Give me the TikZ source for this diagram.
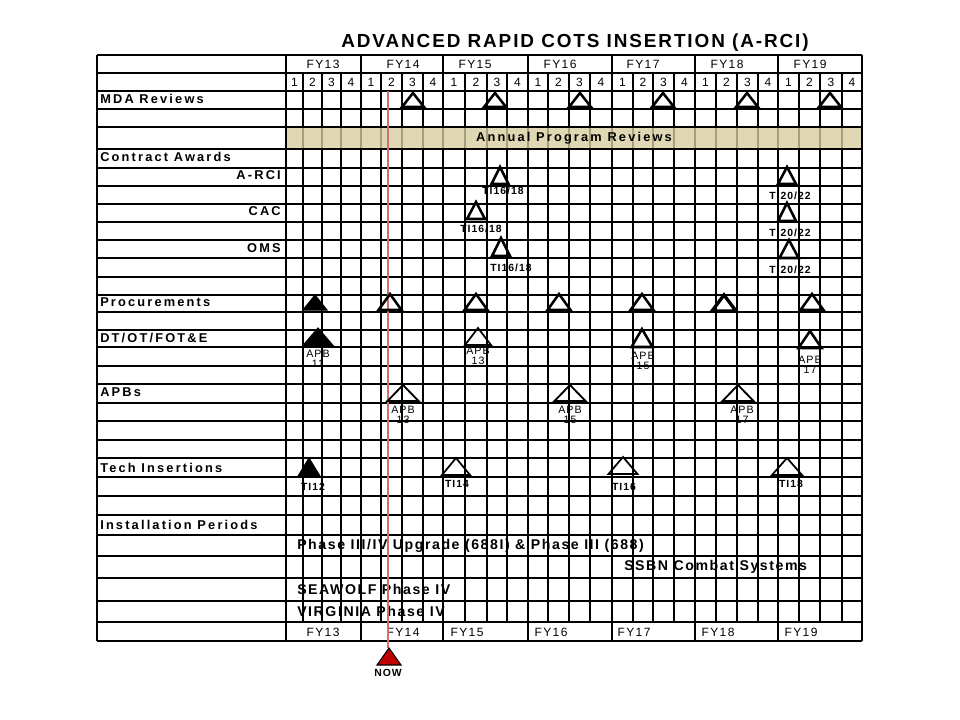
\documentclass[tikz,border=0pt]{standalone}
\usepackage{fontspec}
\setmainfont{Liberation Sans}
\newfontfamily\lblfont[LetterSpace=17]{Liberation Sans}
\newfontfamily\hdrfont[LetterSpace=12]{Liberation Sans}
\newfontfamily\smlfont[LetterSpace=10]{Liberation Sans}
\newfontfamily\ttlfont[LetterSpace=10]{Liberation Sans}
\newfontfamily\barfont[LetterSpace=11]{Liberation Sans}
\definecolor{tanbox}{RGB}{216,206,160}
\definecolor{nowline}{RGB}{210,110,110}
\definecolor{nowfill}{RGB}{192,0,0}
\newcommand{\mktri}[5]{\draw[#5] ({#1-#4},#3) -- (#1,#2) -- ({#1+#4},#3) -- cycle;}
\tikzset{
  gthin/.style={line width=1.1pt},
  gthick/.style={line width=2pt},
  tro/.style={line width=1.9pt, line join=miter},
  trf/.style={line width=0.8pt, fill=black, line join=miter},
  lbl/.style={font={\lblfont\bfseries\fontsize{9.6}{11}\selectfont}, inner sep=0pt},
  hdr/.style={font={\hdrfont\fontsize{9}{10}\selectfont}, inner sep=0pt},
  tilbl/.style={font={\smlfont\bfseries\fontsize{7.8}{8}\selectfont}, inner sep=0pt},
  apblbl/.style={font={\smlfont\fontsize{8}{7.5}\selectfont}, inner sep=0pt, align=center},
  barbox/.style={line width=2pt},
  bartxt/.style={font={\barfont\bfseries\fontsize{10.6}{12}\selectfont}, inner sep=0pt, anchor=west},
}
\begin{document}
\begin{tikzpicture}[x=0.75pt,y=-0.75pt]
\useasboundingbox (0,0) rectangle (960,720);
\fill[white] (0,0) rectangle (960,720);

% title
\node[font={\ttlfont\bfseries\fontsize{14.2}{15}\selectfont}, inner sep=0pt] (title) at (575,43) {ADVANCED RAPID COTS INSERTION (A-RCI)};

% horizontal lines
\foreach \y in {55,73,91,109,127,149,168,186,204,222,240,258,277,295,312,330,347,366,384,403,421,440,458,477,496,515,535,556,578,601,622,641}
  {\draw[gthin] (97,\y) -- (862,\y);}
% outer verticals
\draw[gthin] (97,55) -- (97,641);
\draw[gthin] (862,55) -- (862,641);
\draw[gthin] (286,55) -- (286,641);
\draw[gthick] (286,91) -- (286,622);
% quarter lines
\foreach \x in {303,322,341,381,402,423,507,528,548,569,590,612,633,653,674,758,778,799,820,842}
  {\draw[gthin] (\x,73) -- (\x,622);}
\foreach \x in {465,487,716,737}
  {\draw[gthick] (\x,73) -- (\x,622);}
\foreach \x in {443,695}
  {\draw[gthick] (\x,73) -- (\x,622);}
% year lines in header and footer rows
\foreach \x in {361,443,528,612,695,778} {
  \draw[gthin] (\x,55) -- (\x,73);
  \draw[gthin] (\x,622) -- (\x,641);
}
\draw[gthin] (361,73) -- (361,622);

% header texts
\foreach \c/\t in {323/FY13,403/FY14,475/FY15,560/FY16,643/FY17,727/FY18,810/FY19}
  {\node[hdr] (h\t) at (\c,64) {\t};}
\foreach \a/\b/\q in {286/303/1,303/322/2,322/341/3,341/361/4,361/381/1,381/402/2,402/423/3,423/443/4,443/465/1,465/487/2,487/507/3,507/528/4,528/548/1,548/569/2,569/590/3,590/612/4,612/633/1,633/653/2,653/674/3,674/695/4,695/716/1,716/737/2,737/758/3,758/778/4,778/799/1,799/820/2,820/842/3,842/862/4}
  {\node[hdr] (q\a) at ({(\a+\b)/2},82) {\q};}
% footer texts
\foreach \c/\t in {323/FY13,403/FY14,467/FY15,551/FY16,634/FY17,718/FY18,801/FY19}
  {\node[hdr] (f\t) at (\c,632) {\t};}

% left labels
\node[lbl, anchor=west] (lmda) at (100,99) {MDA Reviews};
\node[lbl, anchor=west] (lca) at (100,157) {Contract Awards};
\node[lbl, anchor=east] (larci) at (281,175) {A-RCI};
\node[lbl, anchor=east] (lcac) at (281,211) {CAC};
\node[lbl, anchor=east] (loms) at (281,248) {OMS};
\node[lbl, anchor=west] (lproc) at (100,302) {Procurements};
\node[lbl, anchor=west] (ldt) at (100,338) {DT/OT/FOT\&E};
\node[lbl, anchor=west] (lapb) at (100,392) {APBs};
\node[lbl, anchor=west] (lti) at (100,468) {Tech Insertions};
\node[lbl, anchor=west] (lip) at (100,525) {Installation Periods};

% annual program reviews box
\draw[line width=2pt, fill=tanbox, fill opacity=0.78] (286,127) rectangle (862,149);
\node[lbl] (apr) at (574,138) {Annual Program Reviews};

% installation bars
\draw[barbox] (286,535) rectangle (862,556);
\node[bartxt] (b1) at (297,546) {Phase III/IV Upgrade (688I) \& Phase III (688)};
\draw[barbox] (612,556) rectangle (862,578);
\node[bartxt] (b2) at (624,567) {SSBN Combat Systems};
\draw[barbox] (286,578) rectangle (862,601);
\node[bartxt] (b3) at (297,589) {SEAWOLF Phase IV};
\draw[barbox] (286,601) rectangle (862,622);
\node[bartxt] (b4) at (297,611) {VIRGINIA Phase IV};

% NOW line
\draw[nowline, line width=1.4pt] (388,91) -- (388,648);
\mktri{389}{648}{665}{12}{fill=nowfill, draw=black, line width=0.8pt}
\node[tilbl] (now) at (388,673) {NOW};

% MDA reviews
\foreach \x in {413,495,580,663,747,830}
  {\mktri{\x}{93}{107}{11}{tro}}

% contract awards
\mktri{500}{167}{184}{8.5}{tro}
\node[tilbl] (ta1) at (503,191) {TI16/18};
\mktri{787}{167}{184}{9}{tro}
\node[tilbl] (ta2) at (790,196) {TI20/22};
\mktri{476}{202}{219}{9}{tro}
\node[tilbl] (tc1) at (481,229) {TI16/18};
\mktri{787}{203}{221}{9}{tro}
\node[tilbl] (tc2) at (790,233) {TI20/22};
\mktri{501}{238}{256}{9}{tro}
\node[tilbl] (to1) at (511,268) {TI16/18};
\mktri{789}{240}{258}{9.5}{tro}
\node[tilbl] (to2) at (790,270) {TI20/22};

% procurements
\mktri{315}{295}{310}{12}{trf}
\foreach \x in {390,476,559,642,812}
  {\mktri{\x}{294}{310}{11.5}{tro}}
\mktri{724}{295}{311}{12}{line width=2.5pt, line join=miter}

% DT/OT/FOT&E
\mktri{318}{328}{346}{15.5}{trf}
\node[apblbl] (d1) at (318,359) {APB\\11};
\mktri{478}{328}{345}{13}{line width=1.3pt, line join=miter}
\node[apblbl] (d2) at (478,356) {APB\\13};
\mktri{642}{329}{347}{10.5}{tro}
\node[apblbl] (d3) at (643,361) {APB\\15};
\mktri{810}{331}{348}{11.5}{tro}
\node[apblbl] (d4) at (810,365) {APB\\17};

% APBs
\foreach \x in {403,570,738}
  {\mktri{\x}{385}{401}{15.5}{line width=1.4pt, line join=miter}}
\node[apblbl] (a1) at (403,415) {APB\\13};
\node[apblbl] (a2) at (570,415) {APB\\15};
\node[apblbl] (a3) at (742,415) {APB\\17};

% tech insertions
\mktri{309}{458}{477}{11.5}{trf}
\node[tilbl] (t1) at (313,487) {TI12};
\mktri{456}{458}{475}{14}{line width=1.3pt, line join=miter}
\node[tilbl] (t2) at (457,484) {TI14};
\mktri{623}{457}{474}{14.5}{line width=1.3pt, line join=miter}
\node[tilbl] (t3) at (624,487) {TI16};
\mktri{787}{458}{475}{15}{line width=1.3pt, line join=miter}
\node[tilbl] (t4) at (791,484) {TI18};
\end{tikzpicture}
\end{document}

§

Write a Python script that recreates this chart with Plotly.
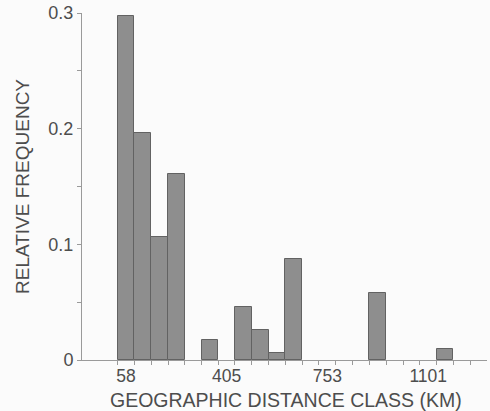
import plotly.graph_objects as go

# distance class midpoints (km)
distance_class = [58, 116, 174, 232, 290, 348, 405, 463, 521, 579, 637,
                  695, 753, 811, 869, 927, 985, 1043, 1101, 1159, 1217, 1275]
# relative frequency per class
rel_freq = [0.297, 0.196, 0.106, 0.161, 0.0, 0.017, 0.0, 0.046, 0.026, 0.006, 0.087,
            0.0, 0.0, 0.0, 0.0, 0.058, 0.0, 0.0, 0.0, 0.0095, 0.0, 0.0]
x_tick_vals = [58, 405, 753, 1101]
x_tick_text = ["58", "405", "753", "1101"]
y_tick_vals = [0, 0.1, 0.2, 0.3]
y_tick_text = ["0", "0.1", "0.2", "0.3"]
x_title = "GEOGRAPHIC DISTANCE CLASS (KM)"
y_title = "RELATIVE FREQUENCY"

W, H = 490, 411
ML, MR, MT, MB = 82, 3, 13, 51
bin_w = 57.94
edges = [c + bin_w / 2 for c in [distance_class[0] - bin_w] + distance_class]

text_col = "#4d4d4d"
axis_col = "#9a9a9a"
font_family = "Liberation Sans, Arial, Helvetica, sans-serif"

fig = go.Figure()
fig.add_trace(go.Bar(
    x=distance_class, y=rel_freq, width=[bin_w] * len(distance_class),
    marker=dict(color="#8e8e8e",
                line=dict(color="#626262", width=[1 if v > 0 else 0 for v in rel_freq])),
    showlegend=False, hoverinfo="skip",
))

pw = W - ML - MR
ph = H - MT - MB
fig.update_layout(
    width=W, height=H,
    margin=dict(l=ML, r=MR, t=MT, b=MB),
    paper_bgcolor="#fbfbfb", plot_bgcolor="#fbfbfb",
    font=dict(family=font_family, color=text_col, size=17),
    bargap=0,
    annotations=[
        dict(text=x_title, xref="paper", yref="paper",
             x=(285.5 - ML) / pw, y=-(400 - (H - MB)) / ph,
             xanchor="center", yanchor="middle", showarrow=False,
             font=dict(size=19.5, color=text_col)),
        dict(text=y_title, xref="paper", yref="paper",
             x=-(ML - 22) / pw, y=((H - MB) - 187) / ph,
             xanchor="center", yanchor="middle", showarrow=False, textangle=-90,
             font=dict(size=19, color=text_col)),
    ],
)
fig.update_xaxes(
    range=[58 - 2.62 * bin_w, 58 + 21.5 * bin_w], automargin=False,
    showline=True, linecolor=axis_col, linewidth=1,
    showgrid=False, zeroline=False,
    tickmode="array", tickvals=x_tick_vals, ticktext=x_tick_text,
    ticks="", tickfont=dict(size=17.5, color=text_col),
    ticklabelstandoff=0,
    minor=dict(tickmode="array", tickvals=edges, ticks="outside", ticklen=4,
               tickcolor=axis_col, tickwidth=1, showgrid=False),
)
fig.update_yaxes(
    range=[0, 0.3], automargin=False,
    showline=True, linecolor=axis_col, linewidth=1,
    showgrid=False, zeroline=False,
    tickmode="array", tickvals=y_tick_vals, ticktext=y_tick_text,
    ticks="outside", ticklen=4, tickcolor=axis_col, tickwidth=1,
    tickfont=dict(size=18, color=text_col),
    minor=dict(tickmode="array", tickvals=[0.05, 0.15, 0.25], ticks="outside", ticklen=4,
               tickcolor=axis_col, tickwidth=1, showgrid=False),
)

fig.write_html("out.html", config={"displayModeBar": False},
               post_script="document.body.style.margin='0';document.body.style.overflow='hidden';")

§

* _BRIEF_:
Exactly as they appear, write out the lines from the one containing "Write a Python" down to the one containing "import plotly.graph_objects as go", both included. Pictures are left out.

* _ANSWER BELOW_:
Write a Python script that recreates this chart with Plotly.
import plotly.graph_objects as go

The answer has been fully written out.